Schultz hasn’t announced his 2014 plans. You’d have to guess from reading the VoteDaleSchultz blog that Schultz plans on running given that Schultz reminded readers of his 98.7-percent Republican voting record.

Republicans outside this area have been angry with Schultz for two votes — his vote against the 2011 public employee collective bargaining reforms (which nonetheless passed), and his vote against the Assembly version of the 2012 iron mining bill (which failed, but passed this year). Schultz also has indicated he’s less than enamored with education funding in Gov. Scott Walker’s proposed 2013–15 state budget, along with two other Republican state senators, Luther Olsen (R–Ripon) and Mike Ellis (R–Neenah).

The more important question is what 17th Senate District voters think of Schultz. Schultz has never won with less than 57 percent of the vote in a general election since he was first elected to the Senate in 1991, in good Republican years (1994 and 2010) and bad (2006). The 17th Senate District has been represented by exactly one Democrat, Morrison, since 1854. (The 1974 election was a bad one for Republicans near and far due to that third-rate burglary called Watergate.)

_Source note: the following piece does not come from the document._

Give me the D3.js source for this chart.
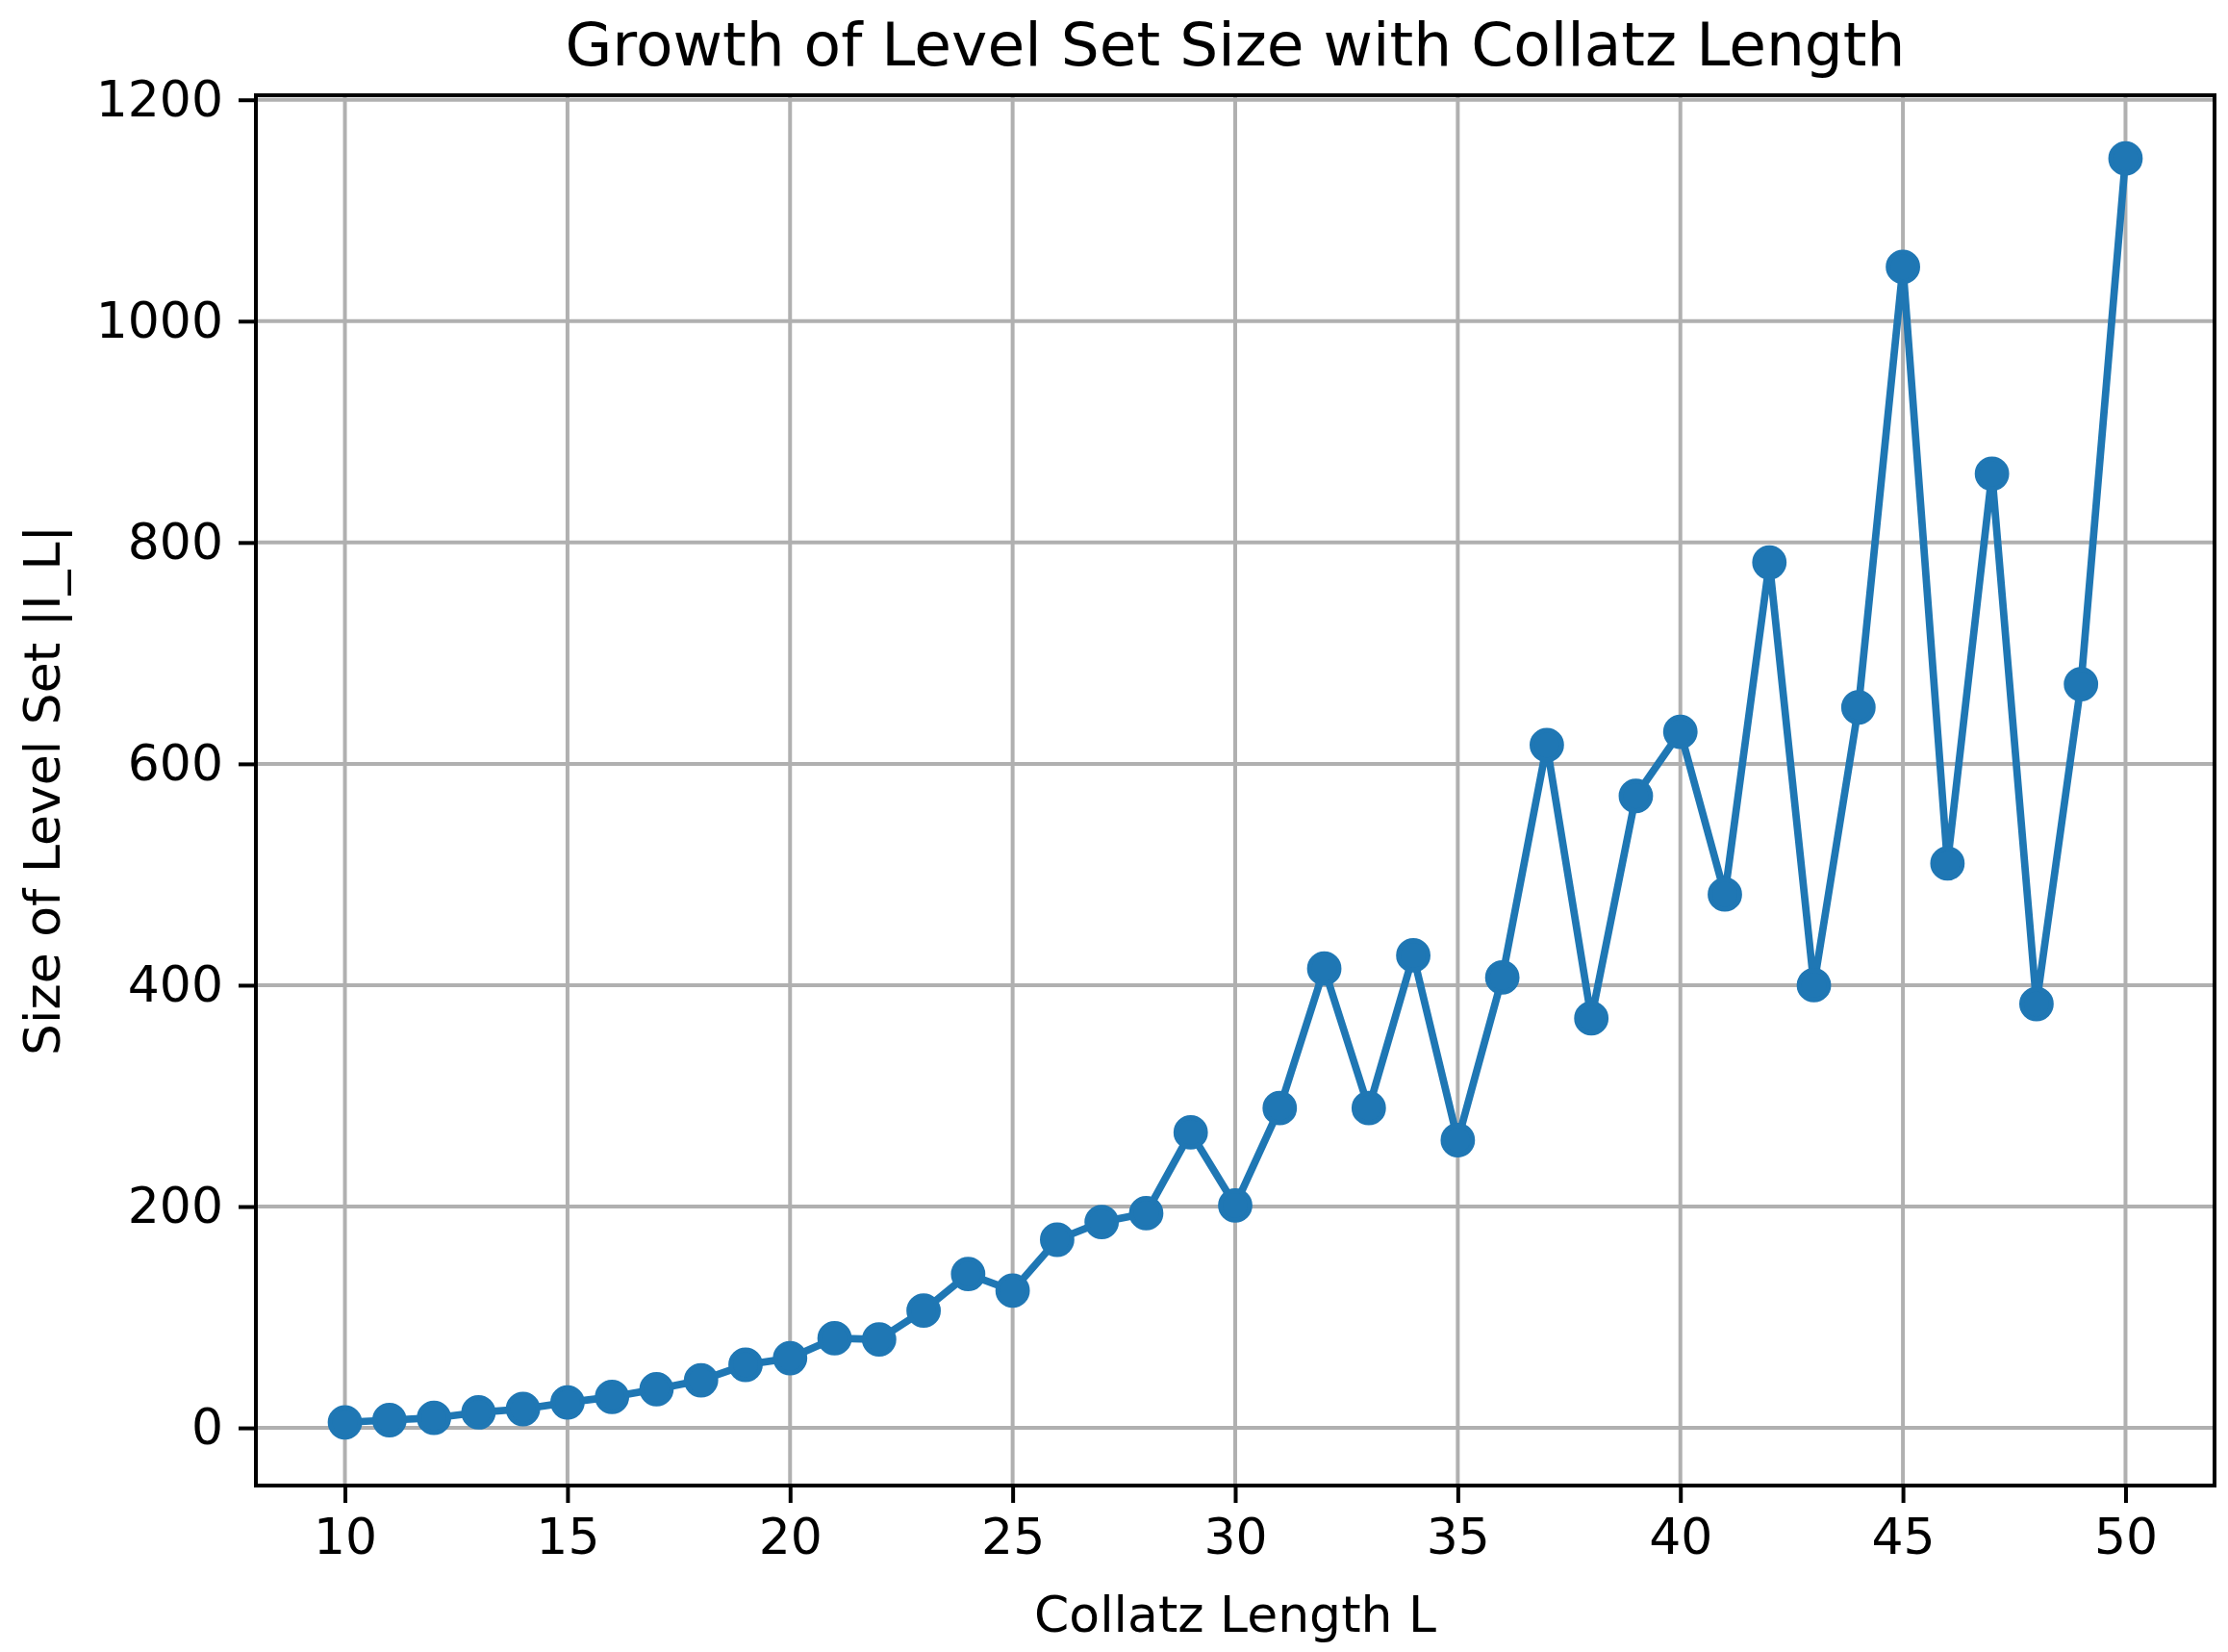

Politics present and far future: By accident, I found a commentary from David Brinkley on a 1990 edition of ABC-TV’s “This Week with David Brinkley.” Brinkley, one of the great TV news wits of all time, closed the Earth Day show with a report from England about a dispute between a village and its county council over the 300-year-old-oak-tree-lined road going into  the village. As you can guess, the county wanted the trees taken out to widen the road; the village disagreed. The compromise, Brinkley reported, was that the county could plant two new rows of trees 30 feet farther apart than the existing trees, and when the new trees reached the same height as the old oaks, the old trees could be cut and the road widened. To quote Marshal Sam McCloud (who was on Brinkley’s former network, NBC), there you go.